Ethics, Business, and Land

David C. Lincoln, November 1, 1996

My father John C. Lincoln (1866-1959) had a strong code of ethics that played a prominent role in both his practice of business and his ideas about land. In 1895 he founded the Lincoln Electric Company of Cleveland, Ohio, which became the world’s leading manufacturer of arc welding equipment. He drew his ideas about land from the 1879 book Progress and Poverty, by the American political economist and social philosopher Henry George.

My father’s core ethical principle was to treat people as you would like to be treated. This implied the following precepts:

1) Treat people with absolute fairness. This means all people. In business it includes all the constituents of a company—employees, customers, owners, and the community. In society it means government must treat individuals fairly, and vice versa.

2) Whoever creates something should be entitled to keep it. Receiving the fruits of someone else’s labor—a windfall—often occurs. But for each windfall there is a wipeout—someone doesn’t get all he or she produced. Both the windfall and the wipeout are unethical.

3) People are important. They should be treated with respect and dignity, not as machines or cogs in a wheel.

Ethics in Business

Largely as a result of following these principles, the Lincoln Electric Company has demonstrated superior performance for its entire 100-year history. Many things have to happen to run a business ethically. One of them is making an adequate profit, which benefits the shareholders. But in my opinion, any company and all its constituents are better served if the customer comes first.

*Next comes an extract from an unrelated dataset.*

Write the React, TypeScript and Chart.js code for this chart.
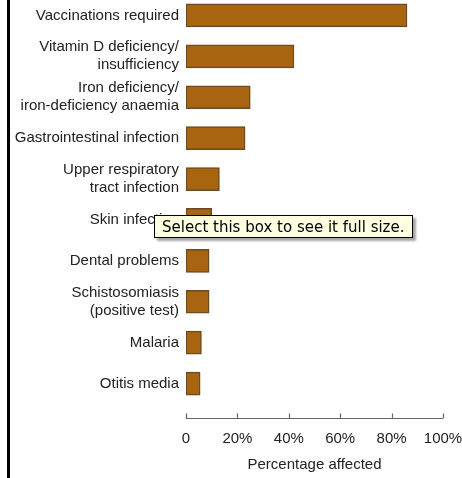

At Lincoln Electric, most employees are on piece work. If they produce more, they get more. The company has an annual bonus program, and the kitty for this bonus is composed of the extra profit beyond the returns required to run the business. Running the business includes providing a fair but not excessive dividend to shareholders and investing in new products and production methods. Beyond these costs, employees at Lincoln Electric get to keep any extra profit they produce. Recently bonuses have been about 50 to 60 percent of annual salaries. There are no windfalls, and no wipeouts.

Nowadays, manufacturing is no longer as much the “thing” as it once was. Making Lincoln Electric a successful global company requires more emphasis on company-wide teams. Individual pay is more dependent upon cooperation across departmental lines. This can work just as well as more individual programs of the past, but it is more difficult to manage. Incentives must be tailored to each location where we operate.

Ethics in Land

The heritage of the Lincoln Institute of Land Policy stems from my father’s interest in the ideas of Henry George, especially the land value tax. The ethics of this tax concept are parallel to those used at Lincoln Electric.

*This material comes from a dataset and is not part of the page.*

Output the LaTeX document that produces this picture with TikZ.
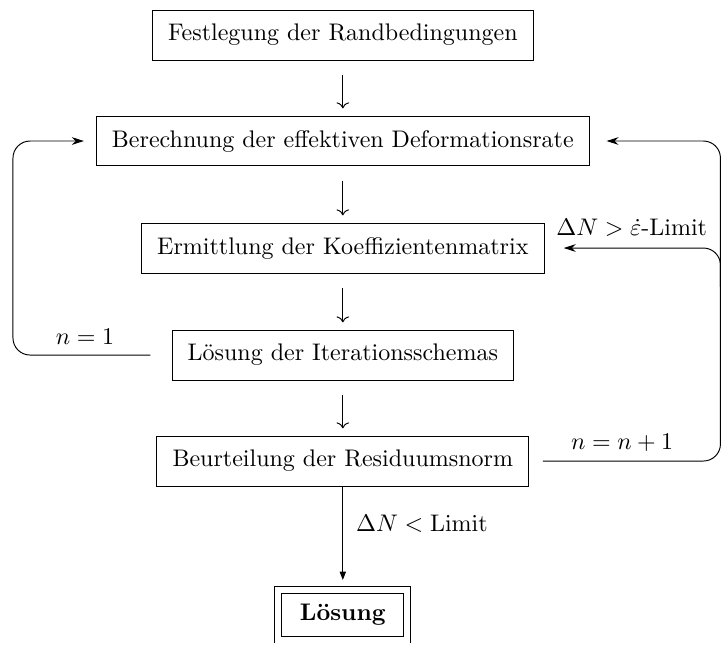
\documentclass[tikz,border=0pt]{standalone}
\usetikzlibrary{arrows.meta}
\begin{document}
\begin{tikzpicture}[
  stepbox/.style={draw, inner xsep=6.5pt, inner ysep=0pt, minimum height=20.8pt},
  endbox/.style={draw, double, double distance=2.5pt, font=\bfseries,
                 minimum width=53.7pt, minimum height=20.6pt},
  loop/.style={-{Stealth[length=5pt,width=3.2pt]}, rounded corners=0.25cm},
]
\useasboundingbox (0,0) rectangle (10.558,-9.445);

\node at (5.02,-0.513) (base) {};
\path (base) +(0,0)      node[stepbox] (rand) {Festlegung der Randbedingungen}
             +(0,-1.552) node[stepbox] (defo) {Berechnung der effektiven Deformationsrate}
             +(0,-3.119) node[stepbox] (koef) {Ermittlung der Koeffizientenmatrix}
             +(0,-4.686) node[stepbox] (iter) {Lösung der Iterationsschemas}
             +(0,-6.238) node[stepbox] (resi) {Beurteilung der Residuumsnorm}
             +(0,-8.49)  node[endbox]  (loes) {Lösung}
;

\foreach \a/\b in {rand/defo,defo/koef,koef/iter,iter/resi}
  {\draw[->, shorten <=6pt, shorten >=3pt] (\a) -- (\b);}

\draw[-{Triangle[length=3.5pt,width=2.6pt]}, shorten >=4pt] (resi) -- (loes)
  node[midway, right=2pt, yshift=6pt] (klein) {$\Delta N < \mathrm{Limit}$};

% Schleife links
\coordinate (lside) at (0.19,-3.6);
\draw[loop, shorten >=5pt] ([xshift=-0.31cm]iter.west) -- (lside |- iter.west)
  -- (lside |- defo.west) -- (defo.west);
\node at (1.245,-4.93) (neins) {$n=1$};

% Schleife rechts
\coordinate (rside) at (10.55,-4.2);
\draw[loop, shorten >=7pt] ([xshift=0.2cm]resi.east) -- (rside |- resi.east)
  -- (rside |- defo.east) -- (defo.east);
\draw[loop, shorten >=8pt] (rside) |- (koef.east);
\node at (9.25,-3.339) (gross) {$\Delta N > \dot{\varepsilon}$-Limit};
\node at (9.11,-6.487) (nplus) {$n=n+1$};

\end{tikzpicture}
\end{document}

Someone who works the land should be entitled to keep the fruits of his labor. If he produces more because of increased skill or effort, he should reap a higher reward. However, Henry George said that land is a natural monopoly. Its value is largely created by things unrelated to the actions of the land’s owner, such as population pressure or mineral deposits. The landowner or user has nothing to do with these factors, yet if they cause the land value to increase, the owner gets a windfall.

This ethical dilemma disturbed my father, as it disturbs me. He subscribed to the remedy proposed by Henry George, which is to take as a tax each year the full rental value of land produced by natural or social factors. This would eliminate the windfall. It would still leave for landowners and users the value created by their own investments and labor.

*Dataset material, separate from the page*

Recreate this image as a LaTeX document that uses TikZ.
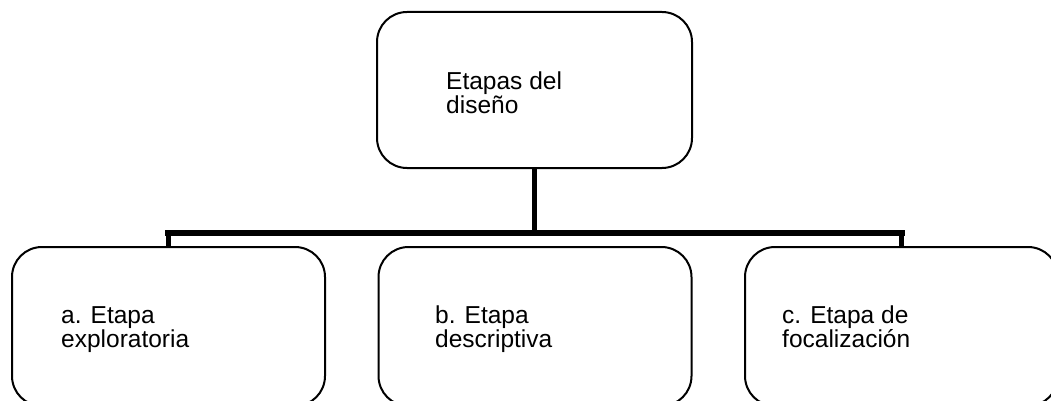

A hundred years ago land was considered one of the three factors of production, along with labor and capital. Land was essential as both a place to work and a source of raw materials. Things are more complex today. A great deal of the economy has to do with telecommunications and computer software, which allow businesses to locate anywhere and use few or inexpensive natural resources. These changes may not negate the basic economic theories of Henry George’s time, but they do make it a bit more difficult to analyze the role of land in the economy.

There are many positive illustrations that ethical business practices lead to economic success. Unfortunately, there are not clearcut illustrations showing that land value taxation produces broad economic benefits. Nevertheless, economic research suggests that land value taxation could encourage the productive and careful use of land. Individuals who used the land in ways that increased its production would be able to keep the full value they had created, and society would keep the value it created.

I believe ethical practices will benefit all sides in any transaction. Ethical land taxation should lead to an improved economy, just as ethical business practices lead to more successful companies. One should get to keep the fruits of one’s labor, but the fruits of speculation or monopolies should accrue to the community as a whole, not to individuals as windfalls. Both the private sector and the public sector would benefit. Good ethics is good business. Good ethics is good for society as well as the economy.


David C. Lincoln, president of the Lincoln Foundation and former chairman of the Lincoln Institute, presented the annual Founder’s Day lecture on August 1 at Lincoln House. He had served as chairman for the Institute’s first 22 years before stepping down in May 1996. His talk, excerpted here in part, commemorated the 130th anniversary of the birth of his father, John Cromwell Lincoln, the Cleveland, Ohio, industrialist who founded the Lincoln Foundation in 1947.